Mothercare has revealed it will be forced to shut 60 stores in a bid to stay afloat, 10 more closures than previously announced, as the group’s chief executive said a quick transformation was needed amid a “brutal” retail landscape.
The company said on Monday that the company voluntary arrangements it agreed with creditors are now effective, and completion of the agreements, as well as the administration of its Childrens World operation, will “result in the exit from 60 UK stores”. The number of jobs at risk has also risen, from 800 to 900.
This will leave Mothercare with 77 stores by June 2019, with 19 of those shops paying reduced rent.
The group also said it plans to raise £32.5m through a share placing, which will be used to fund the restructuring.
Mothercare chief executive Mark Newton-Jones told the BBC that the company had been struggling for the last 10 years.
“In terms of reinventing and transforming the business, the UK had lacked investment so for the best part of a decade the business hadn’t even had a lick of paint in the UK so it was really left behind and hadn’t modernised as a retailer,” he said.
“What we set out to do three and a half, four years ago is to invest and to modernise.
“The shareholders supported us then, they’re supporting us again now and we’ll really be able to speed up the transformation and by God, we do need to speed up the transformation because the UK retail landscape is pretty brutal at the moment.”
Clive Whiley, Mothercare’s interim executive chairman, said: “When I joined the business just three months ago, Mothercare faced a bleak future with growing and pressing financial stresses upon the business.
“We have worked tirelessly as a team to get to where we are today and this fully underwritten equity issue marks the end of this initial phase, returning the group to financial stability.

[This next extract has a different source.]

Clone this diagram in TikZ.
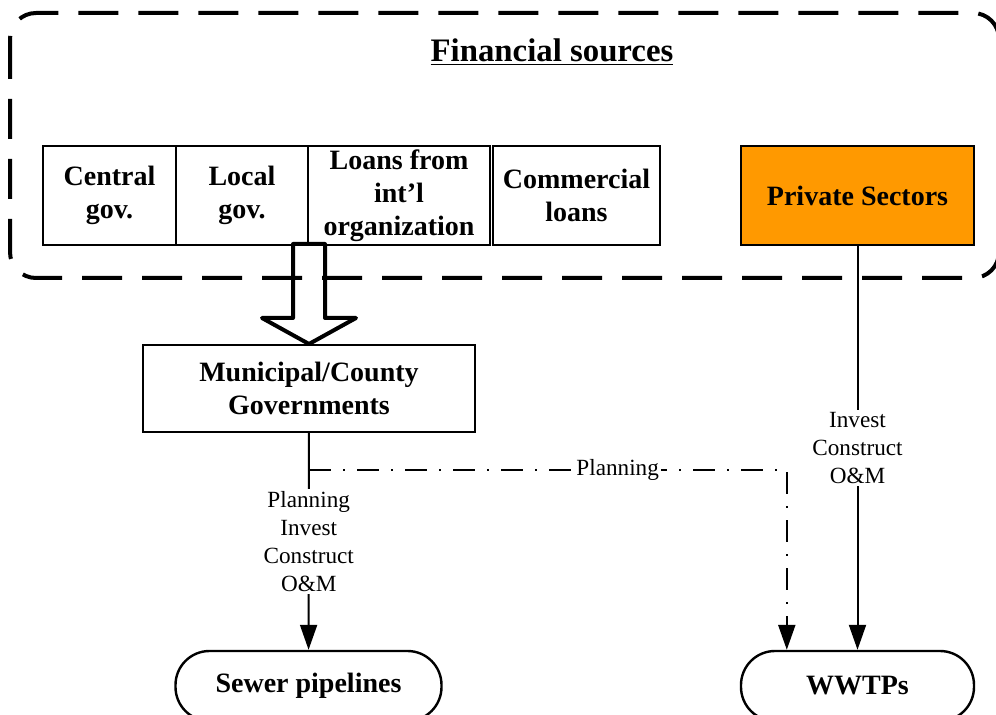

This could not have happened without the support of all of our stakeholders for which we are very grateful.”
He added: “The last three months of hard work and progress have put in place the foundations to get Mothercare back to where it should be as a fit for purpose business with a stronger and more efficient structure both for our UK business and our International franchisees.”
Shares in Mothercare dropped almost 9 per cent in early trading on Monday.